Entries with chart source code
--------

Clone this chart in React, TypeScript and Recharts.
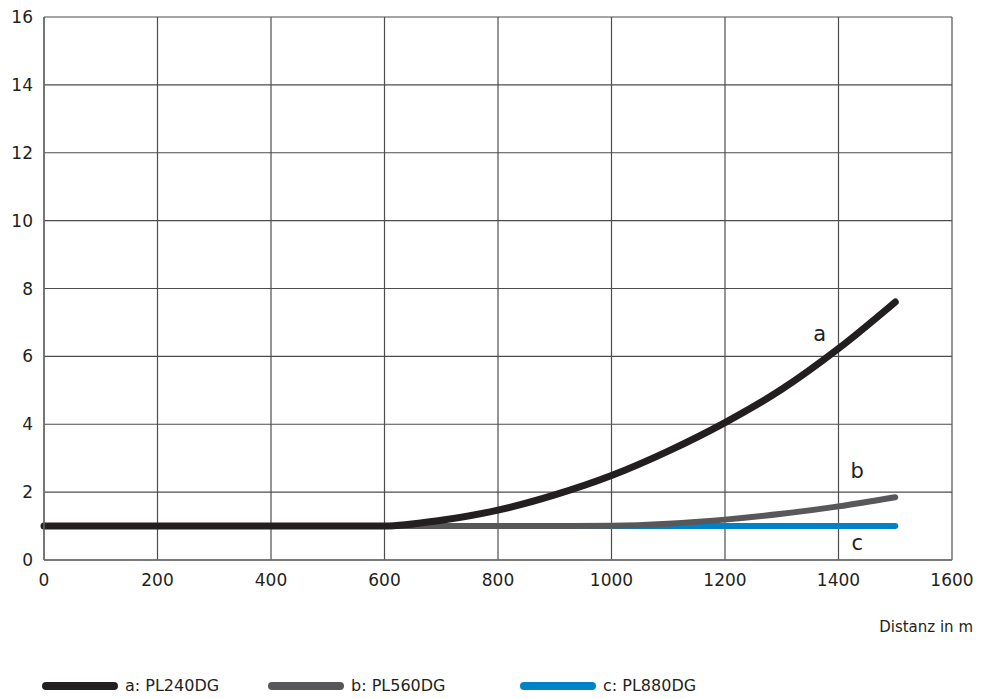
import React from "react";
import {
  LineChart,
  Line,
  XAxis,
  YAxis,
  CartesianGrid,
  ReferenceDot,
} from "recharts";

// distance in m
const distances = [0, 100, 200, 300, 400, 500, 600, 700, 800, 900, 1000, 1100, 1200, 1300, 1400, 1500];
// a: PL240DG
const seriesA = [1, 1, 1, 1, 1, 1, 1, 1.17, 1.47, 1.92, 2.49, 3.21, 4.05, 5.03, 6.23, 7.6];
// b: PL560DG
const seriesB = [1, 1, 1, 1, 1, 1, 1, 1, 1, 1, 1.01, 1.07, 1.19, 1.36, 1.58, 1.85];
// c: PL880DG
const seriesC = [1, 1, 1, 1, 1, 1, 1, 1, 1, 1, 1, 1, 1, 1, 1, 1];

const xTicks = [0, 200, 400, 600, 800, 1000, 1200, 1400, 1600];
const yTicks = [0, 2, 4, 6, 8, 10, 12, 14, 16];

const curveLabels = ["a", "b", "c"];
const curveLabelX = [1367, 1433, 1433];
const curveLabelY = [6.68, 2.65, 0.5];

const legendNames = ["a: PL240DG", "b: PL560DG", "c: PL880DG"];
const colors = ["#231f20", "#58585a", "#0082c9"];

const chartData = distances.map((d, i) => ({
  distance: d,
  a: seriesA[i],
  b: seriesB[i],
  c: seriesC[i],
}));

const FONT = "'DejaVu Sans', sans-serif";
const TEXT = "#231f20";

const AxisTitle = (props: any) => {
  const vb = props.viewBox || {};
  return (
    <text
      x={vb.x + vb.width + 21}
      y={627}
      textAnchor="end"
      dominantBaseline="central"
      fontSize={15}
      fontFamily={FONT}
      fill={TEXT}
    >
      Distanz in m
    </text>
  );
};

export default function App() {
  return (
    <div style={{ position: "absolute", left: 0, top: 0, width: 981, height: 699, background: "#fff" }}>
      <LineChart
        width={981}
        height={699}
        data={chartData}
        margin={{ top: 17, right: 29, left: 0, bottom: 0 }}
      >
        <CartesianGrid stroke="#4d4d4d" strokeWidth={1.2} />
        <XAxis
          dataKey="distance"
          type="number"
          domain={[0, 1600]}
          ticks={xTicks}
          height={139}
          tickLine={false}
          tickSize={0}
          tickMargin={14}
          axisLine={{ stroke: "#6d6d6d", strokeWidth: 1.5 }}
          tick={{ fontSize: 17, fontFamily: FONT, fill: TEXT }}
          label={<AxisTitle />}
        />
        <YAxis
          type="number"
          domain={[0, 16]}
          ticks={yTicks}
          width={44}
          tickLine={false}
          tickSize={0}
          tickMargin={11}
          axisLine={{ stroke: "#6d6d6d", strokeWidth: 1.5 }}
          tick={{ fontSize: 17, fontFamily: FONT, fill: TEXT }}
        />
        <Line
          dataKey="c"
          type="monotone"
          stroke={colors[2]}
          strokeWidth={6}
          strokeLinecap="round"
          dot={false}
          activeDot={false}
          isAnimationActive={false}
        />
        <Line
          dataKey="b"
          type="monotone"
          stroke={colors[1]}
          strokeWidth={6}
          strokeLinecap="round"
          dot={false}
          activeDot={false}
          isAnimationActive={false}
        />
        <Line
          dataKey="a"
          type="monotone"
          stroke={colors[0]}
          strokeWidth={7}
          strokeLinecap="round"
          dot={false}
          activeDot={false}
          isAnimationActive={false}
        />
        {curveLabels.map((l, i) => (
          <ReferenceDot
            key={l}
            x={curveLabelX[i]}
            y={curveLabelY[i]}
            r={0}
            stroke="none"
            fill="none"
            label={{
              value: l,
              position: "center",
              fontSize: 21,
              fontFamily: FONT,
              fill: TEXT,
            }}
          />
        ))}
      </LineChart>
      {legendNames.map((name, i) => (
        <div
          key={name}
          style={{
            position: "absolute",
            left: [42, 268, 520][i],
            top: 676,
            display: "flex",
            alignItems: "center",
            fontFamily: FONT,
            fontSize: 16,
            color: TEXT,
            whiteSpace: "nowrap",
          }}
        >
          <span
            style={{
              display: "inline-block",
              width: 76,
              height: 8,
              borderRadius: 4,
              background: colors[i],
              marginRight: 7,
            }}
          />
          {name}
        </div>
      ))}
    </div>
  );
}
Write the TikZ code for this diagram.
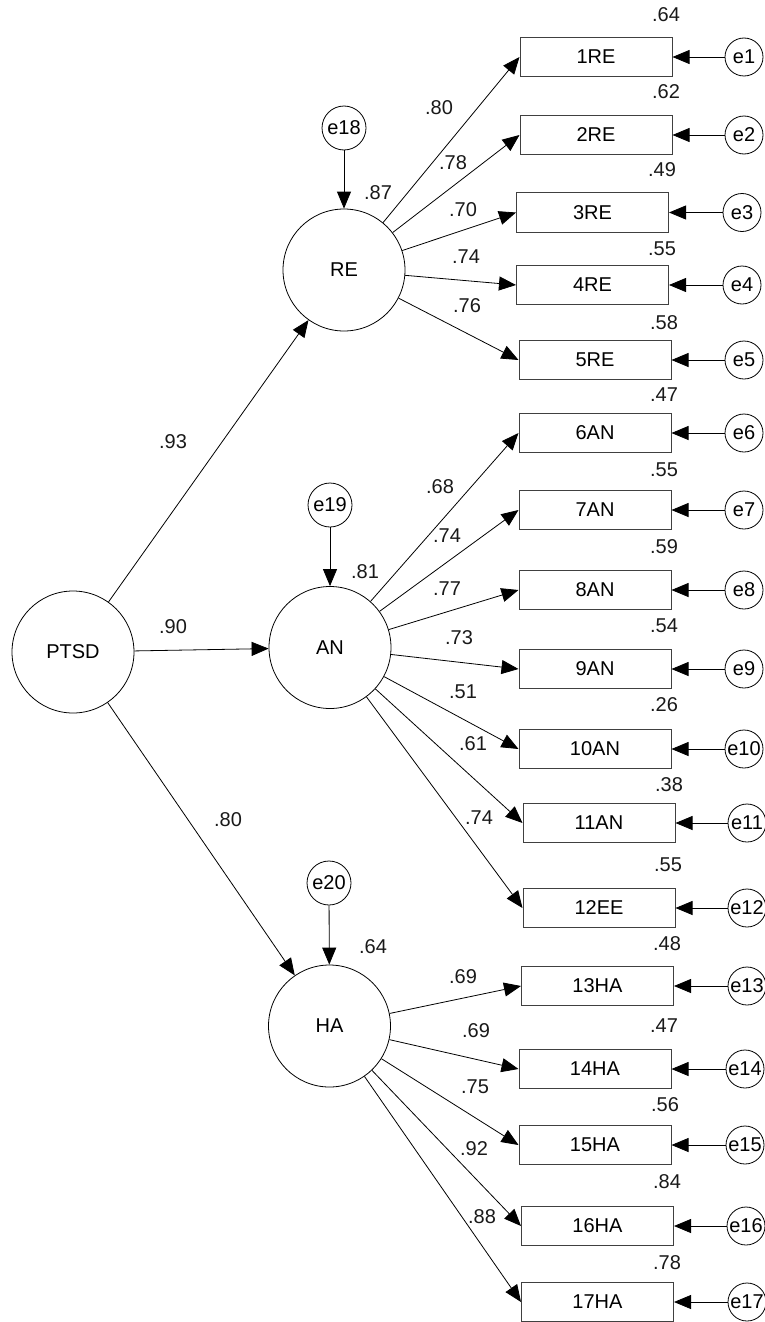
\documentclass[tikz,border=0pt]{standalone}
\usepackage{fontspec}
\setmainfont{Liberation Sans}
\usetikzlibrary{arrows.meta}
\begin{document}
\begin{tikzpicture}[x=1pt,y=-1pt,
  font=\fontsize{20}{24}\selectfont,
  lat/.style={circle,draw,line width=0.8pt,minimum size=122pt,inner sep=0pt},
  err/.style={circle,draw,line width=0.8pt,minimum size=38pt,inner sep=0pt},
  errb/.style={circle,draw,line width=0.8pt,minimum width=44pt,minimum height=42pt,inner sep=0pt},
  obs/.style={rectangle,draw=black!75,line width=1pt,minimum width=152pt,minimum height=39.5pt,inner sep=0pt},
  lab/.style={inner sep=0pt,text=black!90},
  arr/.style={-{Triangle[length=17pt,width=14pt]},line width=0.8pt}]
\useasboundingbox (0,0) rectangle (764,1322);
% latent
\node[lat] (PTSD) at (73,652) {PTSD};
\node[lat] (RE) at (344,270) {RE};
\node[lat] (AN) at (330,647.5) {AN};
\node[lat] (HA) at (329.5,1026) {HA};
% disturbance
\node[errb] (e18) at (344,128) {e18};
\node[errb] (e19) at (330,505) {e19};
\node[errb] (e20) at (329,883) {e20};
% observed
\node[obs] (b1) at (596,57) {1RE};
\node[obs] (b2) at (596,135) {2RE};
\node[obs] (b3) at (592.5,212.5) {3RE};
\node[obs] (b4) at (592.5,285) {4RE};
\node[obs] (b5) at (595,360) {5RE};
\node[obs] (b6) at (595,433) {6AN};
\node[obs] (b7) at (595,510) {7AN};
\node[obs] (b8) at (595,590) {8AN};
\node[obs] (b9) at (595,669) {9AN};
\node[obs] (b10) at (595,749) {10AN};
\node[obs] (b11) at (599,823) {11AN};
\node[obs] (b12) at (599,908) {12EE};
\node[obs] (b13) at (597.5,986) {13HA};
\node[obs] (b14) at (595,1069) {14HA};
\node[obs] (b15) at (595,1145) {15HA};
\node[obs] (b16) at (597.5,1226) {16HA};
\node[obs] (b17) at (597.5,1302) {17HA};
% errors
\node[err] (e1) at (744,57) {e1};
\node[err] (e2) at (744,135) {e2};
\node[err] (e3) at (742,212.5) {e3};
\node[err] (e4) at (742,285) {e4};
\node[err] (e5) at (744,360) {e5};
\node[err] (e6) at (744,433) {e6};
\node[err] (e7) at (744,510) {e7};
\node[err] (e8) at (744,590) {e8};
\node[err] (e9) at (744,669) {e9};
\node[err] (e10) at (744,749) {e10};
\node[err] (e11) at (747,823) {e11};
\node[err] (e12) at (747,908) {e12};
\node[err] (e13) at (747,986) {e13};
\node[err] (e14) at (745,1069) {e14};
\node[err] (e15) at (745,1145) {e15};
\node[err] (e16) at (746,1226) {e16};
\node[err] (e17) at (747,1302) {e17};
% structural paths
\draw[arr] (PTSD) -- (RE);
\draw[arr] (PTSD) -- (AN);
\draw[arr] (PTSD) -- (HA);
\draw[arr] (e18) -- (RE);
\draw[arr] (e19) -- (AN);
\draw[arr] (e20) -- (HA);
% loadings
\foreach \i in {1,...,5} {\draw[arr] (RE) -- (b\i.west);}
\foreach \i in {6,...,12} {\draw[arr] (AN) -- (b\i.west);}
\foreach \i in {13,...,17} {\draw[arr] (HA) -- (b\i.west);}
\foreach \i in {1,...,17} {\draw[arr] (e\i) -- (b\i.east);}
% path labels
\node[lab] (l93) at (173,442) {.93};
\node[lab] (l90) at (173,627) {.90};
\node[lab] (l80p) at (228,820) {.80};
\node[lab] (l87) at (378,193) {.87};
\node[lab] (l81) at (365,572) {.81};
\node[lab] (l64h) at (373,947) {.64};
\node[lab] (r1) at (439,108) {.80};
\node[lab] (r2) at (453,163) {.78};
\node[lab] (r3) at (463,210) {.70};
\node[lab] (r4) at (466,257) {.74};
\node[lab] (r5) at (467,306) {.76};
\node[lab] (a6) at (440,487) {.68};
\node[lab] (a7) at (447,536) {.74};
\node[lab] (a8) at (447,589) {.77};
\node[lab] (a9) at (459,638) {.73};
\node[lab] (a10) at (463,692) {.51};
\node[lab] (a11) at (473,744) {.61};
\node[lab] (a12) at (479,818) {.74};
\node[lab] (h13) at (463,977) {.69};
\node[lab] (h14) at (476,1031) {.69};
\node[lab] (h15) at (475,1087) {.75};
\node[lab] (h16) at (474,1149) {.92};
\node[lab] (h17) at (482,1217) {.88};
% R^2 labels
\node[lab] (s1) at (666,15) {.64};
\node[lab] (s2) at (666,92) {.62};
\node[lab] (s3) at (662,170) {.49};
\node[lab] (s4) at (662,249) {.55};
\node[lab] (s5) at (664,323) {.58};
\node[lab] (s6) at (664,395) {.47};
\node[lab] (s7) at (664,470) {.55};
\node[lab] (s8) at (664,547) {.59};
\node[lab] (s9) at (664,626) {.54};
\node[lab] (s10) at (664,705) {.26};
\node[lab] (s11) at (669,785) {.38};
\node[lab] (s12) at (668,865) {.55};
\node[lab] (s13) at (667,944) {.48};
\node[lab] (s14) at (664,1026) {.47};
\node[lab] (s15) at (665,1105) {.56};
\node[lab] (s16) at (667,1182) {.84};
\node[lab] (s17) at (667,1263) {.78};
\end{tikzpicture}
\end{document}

--------

Count how many lines above include the word "this" and answer with that figure only.

2